• [Exercise description]: Extract the lines from the first one in the records below through the line containing "const shares = [26.5, 18.52, 21.49, 33.49];", keeping both ends and leaving out any pictures.

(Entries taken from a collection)
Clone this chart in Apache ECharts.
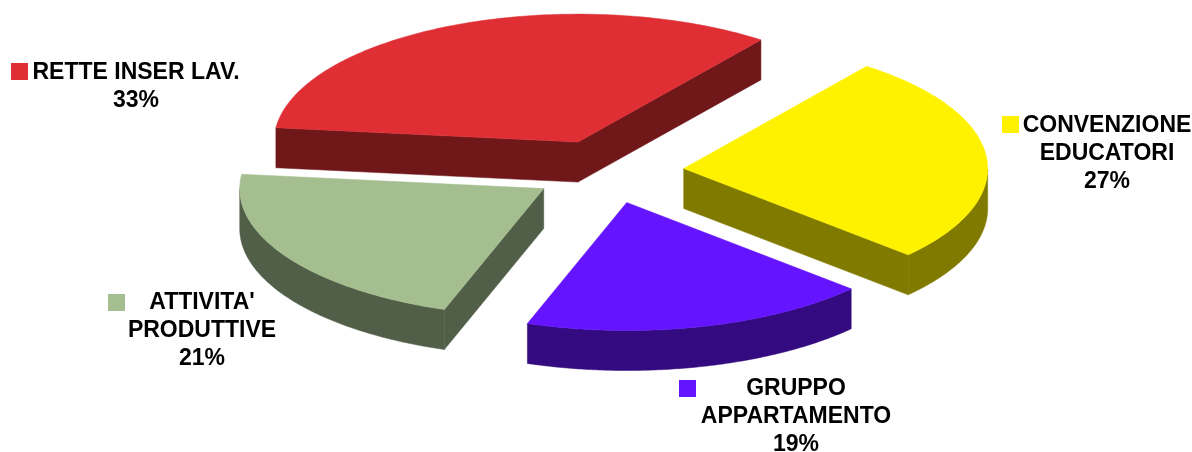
<!DOCTYPE html>
<html>
<head>
<meta charset="utf-8">
<style>
  html, body { margin: 0; padding: 0; background: #fff; }
  #main { width: 1192px; height: 452px; }
</style>
<script src="https://cdn.jsdelivr.net/npm/echarts@6/dist/echarts.min.js"></script>
</head>
<body>
<div id="main"></div>
<script>
// data, clockwise from the start angle
const categories = ['CONVENZIONE\nEDUCATORI', 'GRUPPO\nAPPARTAMENTO', "ATTIVITA'\nPRODUTTIVE", 'RETTE INSER LAV.'];
const shares = [26.5, 18.52, 21.49, 33.49];

// styles
const topColors = ['#FFF200', '#6414FF', '#A4BE90', '#DF2E34'];
const sideColors = ['#807A00', '#330A80', '#525F48', '#70171A'];

// layout
const cx = 608, cy = 171.5, rx = 304, ry = 128, depth = 40, explode = 0.25;
const startAngle = 53;
const labelBoxes = [
  { x: 1107, y: 112, keyX: 1002, keyY: 116 },
  { x: 796, y: 375, keyX: 679, keyY: 380 },
  { x: 202, y: 289, keyX: 108, keyY: 294 },
  { x: 136, y: 59, keyX: 11, keyY: 63 }
];

const total = shares.reduce((a, b) => a + b, 0);
const rad = d => d * Math.PI / 180;

function renderSlice(params, api) {
  const i = params.dataIndex;
  const before = shares.slice(0, i).reduce((a, b) => a + b, 0);
  const a0 = startAngle - before / total * 360;
  const a1 = a0 - api.value(0) / total * 360;
  const mid = (a0 + a1) / 2;
  const ox = cx + explode * rx * Math.cos(rad(mid));
  const oy = cy - explode * ry * Math.sin(rad(mid));
  const at = t => [ox + rx * Math.cos(rad(t)), oy - ry * Math.sin(rad(t))];
  const drop = p => [p[0], p[1] + depth];
  const side = pts => ({
    type: 'polygon',
    shape: { points: pts },
    style: { fill: sideColors[i], stroke: sideColors[i], lineWidth: 0.5 }
  });
  const children = [];

  // cut faces turned to the viewer
  if (Math.sin(rad(a0 + 90)) < 0) {
    children.push(side([[ox, oy], at(a0), drop(at(a0)), [ox, oy + depth]]));
  }
  if (Math.sin(rad(a1 - 90)) < 0) {
    children.push(side([[ox, oy], at(a1), drop(at(a1)), [ox, oy + depth]]));
  }

  // rim, only the part on the near half
  const rim = [];
  const top = [[ox, oy]];
  for (let t = a0; t >= a1 - 0.001; t -= (a0 - a1) / 120) {
    const p = at(t);
    top.push(p);
    if (Math.sin(rad(t)) <= 0) rim.push(p);
  }
  if (rim.length > 1) {
    children.push(side(rim.concat(rim.map(drop).reverse())));
  }

  children.push({
    type: 'polygon',
    shape: { points: top },
    style: { fill: topColors[i], stroke: topColors[i], lineWidth: 0.5 }
  });

  // legend key and label
  const box = labelBoxes[i];
  children.push({
    type: 'rect',
    shape: { x: box.keyX, y: box.keyY, width: 17, height: 17 },
    style: { fill: topColors[i] }
  });
  children.push({
    type: 'text',
    x: box.x,
    y: box.y,
    style: {
      text: categories[i] + '\n' + Math.round(api.value(0) / total * 100) + '%',
      fill: '#000',
      font: 'bold 23px "Liberation Sans", Arial, sans-serif',
      lineHeight: 27.7,
      align: 'center',
      verticalAlign: 'top'
    }
  });

  return { type: 'group', children: children };
}

const chart = echarts.init(document.getElementById('main'), null, { renderer: 'canvas' });
chart.setOption({
  animation: false,
  backgroundColor: '#fff',
  series: [{
    type: 'custom',
    coordinateSystem: 'none',
    renderItem: renderSlice,
    data: shares.map((v, i) => ({ name: categories[i], value: [v] }))
  }]
});
</script>
</body>
</html>
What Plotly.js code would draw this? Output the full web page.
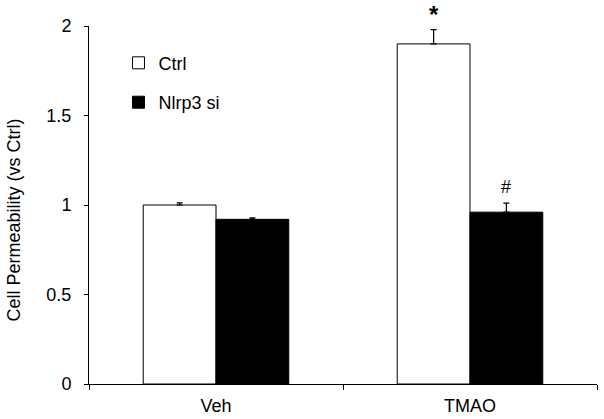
<!DOCTYPE html>
<html>
<head>
<meta charset="utf-8">
<script src="https://cdn.plot.ly/plotly-3.0.1.min.js"></script>
<style>html,body{margin:0;padding:0;background:#fff;}#chart{width:604px;height:419px;}</style>
</head>
<body>
<div id="chart"></div>
<script>
var categories = ["Veh", "TMAO"];
var ctrlValues = [1.00, 1.90];
var ctrlErrors = [0.012, 0.08];
var siValues = [0.92, 0.96];
var siErrors = [0.008, 0.05];
var seriesNames = ["Ctrl", "Nlrp3 si"];
var markLabels = ["*", "#"];
var yTitle = "Cell Permeability (vs Ctrl)";

var FONT = "Liberation Sans, Arial, sans-serif";
var FS = 18;

var traces = [
  {
    type: "bar", name: seriesNames[0], x: categories, y: ctrlValues,
    legendgroup: "a",
    marker: {color: "#ffffff", line: {color: "#000000", width: 1}},
    error_y: {type: "data", symmetric: false, array: ctrlErrors, arrayminus: [0, 0],
              color: "#000000", thickness: 1.2, width: 3}
  },
  {
    type: "bar", name: seriesNames[1], x: categories, y: siValues,
    legendgroup: "b",
    marker: {color: "#000000", line: {color: "#000000", width: 1}},
    error_y: {type: "data", symmetric: false, array: siErrors, arrayminus: [0, 0],
              color: "#000000", thickness: 1.2, width: 3}
  }
];

var bargap = 0.427;
var half = (1 - bargap) / 4;

var layout = {
  width: 604, height: 419,
  margin: {l: 89, r: 7, t: 26, b: 35},
  paper_bgcolor: "#ffffff", plot_bgcolor: "#ffffff",
  font: {family: FONT, size: FS, color: "#000000"},
  barmode: "group", bargap: bargap, bargroupgap: 0,
  showlegend: true,
  legend: {x: 0.058, y: 0.948, xanchor: "left", yanchor: "top",
           bgcolor: "rgba(0,0,0,0)", traceorder: "grouped", tracegroupgap: 13,
           font: {family: FONT, size: FS, color: "#000000"}},
  xaxis: {
    type: "category", tickson: "boundaries", ticks: "outside", ticklen: 5,
    tickcolor: "#000000", showline: true, linecolor: "#000000", linewidth: 1,
    showgrid: false, zeroline: false, ticklabelstandoff: 5,
    tickfont: {family: FONT, size: FS, color: "#000000"}
  },
  yaxis: {
    range: [0, 2], dtick: 0.5, tick0: 0, ticks: "outside", ticklen: 4,
    tickcolor: "#000000", showline: true, linecolor: "#000000", linewidth: 1,
    showgrid: false, zeroline: false, ticklabelstandoff: 9,
    tickfont: {family: FONT, size: FS, color: "#000000"}
  },
  annotations: [
    {xref: "paper", yref: "paper", x: -0.1457, y: 0.4595, text: yTitle,
     textangle: -90, showarrow: false, xanchor: "center", yanchor: "middle",
     font: {family: FONT, size: FS, color: "#000000"}},
    {xref: "x", yref: "y", x: 1 - half, y: ctrlValues[1] + ctrlErrors[1],
     text: markLabels[0], showarrow: false, yanchor: "bottom", yshift: 0,
     font: {family: FONT, size: 24, color: "#000000", weight: "bold"}},
    {xref: "x", yref: "y", x: 1 + half, y: siValues[1] + siErrors[1],
     text: markLabels[1], showarrow: false, yanchor: "bottom", yshift: 4,
     font: {family: FONT, size: FS, color: "#000000"}}
  ]
};

Plotly.newPlot("chart", traces, layout, {displayModeBar: false, staticPlot: true});
</script>
</body>
</html>
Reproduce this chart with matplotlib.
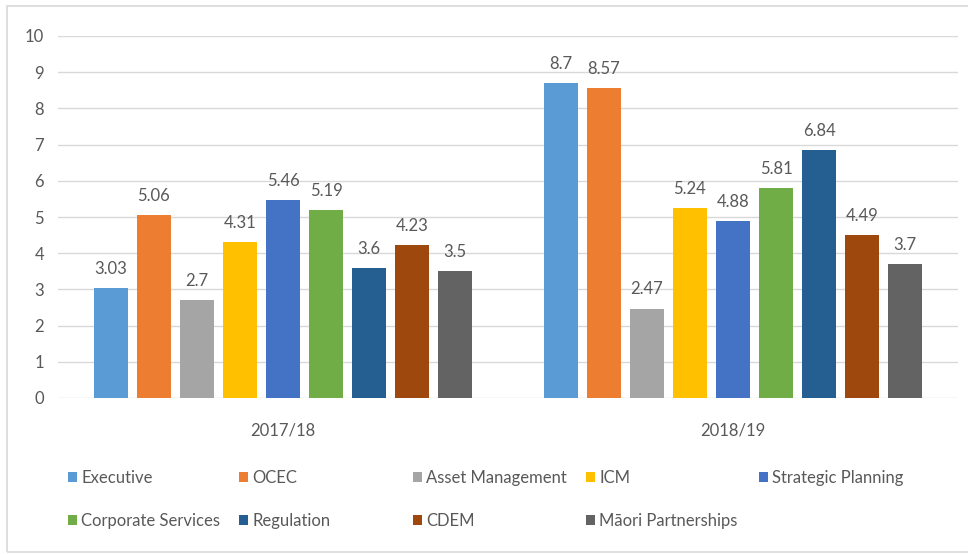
import matplotlib
matplotlib.use("Agg")
import matplotlib.pyplot as plt
from matplotlib.patches import Patch, Rectangle
import numpy as np

plt.rcParams['font.family'] = ['Lato', 'DejaVu Sans']

periods = ["2017/18", "2018/19"]
groups = ["Executive", "OCEC", "Asset Management", "ICM", "Strategic Planning",
          "Corporate Services", "Regulation", "CDEM", "Māori Partnerships"]
values_2017 = [3.03, 5.06, 2.7, 4.31, 5.46, 5.19, 3.6, 4.23, 3.5]
values_2018 = [8.7, 8.57, 2.47, 5.24, 4.88, 5.81, 6.84, 4.49, 3.7]
colors = ["#5B9BD5", "#ED7D31", "#A5A5A5", "#FFC000", "#4472C4",
          "#70AD47", "#255E91", "#9E480E", "#636363"]
yticks = list(range(0, 11))

text_color = "#595959"
grid_color = "#D9D9D9"

W, H = 968, 554
fig = plt.figure(figsize=(W / 100, H / 100), dpi=100)
ax = fig.add_axes([58 / W, 1 - 398 / H, 900 / W, 362 / H])

x = np.arange(len(periods))
slot = 0.0956
bar_w = 0.0756
n = len(groups)
for i, (name, col) in enumerate(zip(groups, colors)):
    vals = [values_2017[i], values_2018[i]]
    pos = x + (i - (n - 1) / 2) * slot
    bars = ax.bar(pos, vals, width=bar_w, color=col, label=name, zorder=3)
    for b, v in zip(bars, vals):
        ax.annotate(f"{v:g}", (b.get_x() + b.get_width() / 2, v),
                    xytext=(0, 8), textcoords="offset points",
                    ha="center", va="bottom", fontsize=12, color=text_color)

ax.set_xlim(-0.5, 1.5)
ax.set_ylim(0, 10)
ax.set_yticks(yticks)
ax.set_xticks(x)
ax.set_xticklabels(periods)
ax.yaxis.grid(True, color=grid_color, linewidth=1, zorder=0)
ax.set_axisbelow(True)
for s in ax.spines.values():
    s.set_visible(False)
ax.tick_params(axis="both", length=0, colors=text_color, labelsize=12)
ax.tick_params(axis="y", pad=10)
ax.tick_params(axis="x", pad=18)

# legend: two rows of evenly spaced entries
col_x = [68, 239, 413, 586, 759]
row_y = [478, 521]
for i, (name, col) in enumerate(zip(groups, colors)):
    r, c = divmod(i, 5)
    leg = fig.legend(handles=[Patch(facecolor=col, edgecolor="none")], labels=[name],
                     loc="center left",
                     bbox_to_anchor=(col_x[c] / W, 1 - row_y[r] / H),
                     frameon=False, fontsize=12, handlelength=0.55, handleheight=0.55,
                     handletextpad=0.25, borderpad=0, borderaxespad=0)
    for t in leg.get_texts():
        t.set_color(text_color)

# chart frame
fig.add_artist(Rectangle((7 / W, 1 - 552 / H), 1.0, (552 - 6) / H,
                         transform=fig.transFigure, fill=False,
                         edgecolor=grid_color, linewidth=1.2))

fig.savefig("out.png", dpi=100)
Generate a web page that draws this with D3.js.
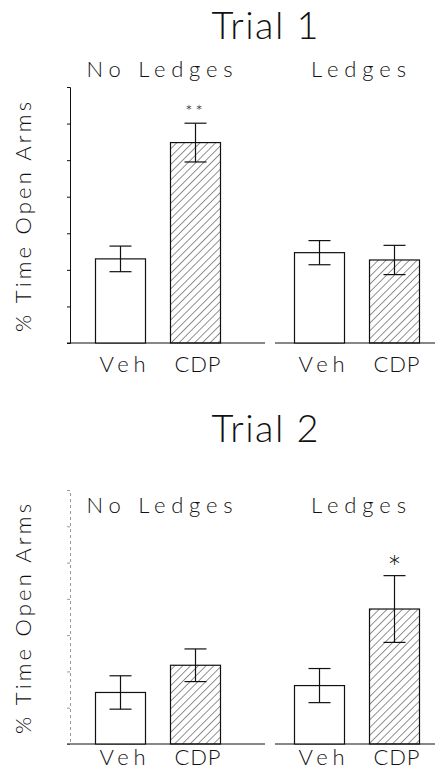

• [Task response]:
Clone this chart in Apache ECharts.
<!DOCTYPE html>
<html>
<head>
<meta charset="utf-8">
<style>
  html, body { margin: 0; padding: 0; background: #fff; }
  #main { width: 1192px; height: 452px; }
</style>
<script src="https://cdn.jsdelivr.net/npm/echarts@6/dist/echarts.min.js"></script>
</head>
<body>
<div id="main"></div>
<script>
// data, clockwise from the start angle
const categories = ['CONVENZIONE\nEDUCATORI', 'GRUPPO\nAPPARTAMENTO', "ATTIVITA'\nPRODUTTIVE", 'RETTE INSER LAV.'];
const shares = [26.5, 18.52, 21.49, 33.49];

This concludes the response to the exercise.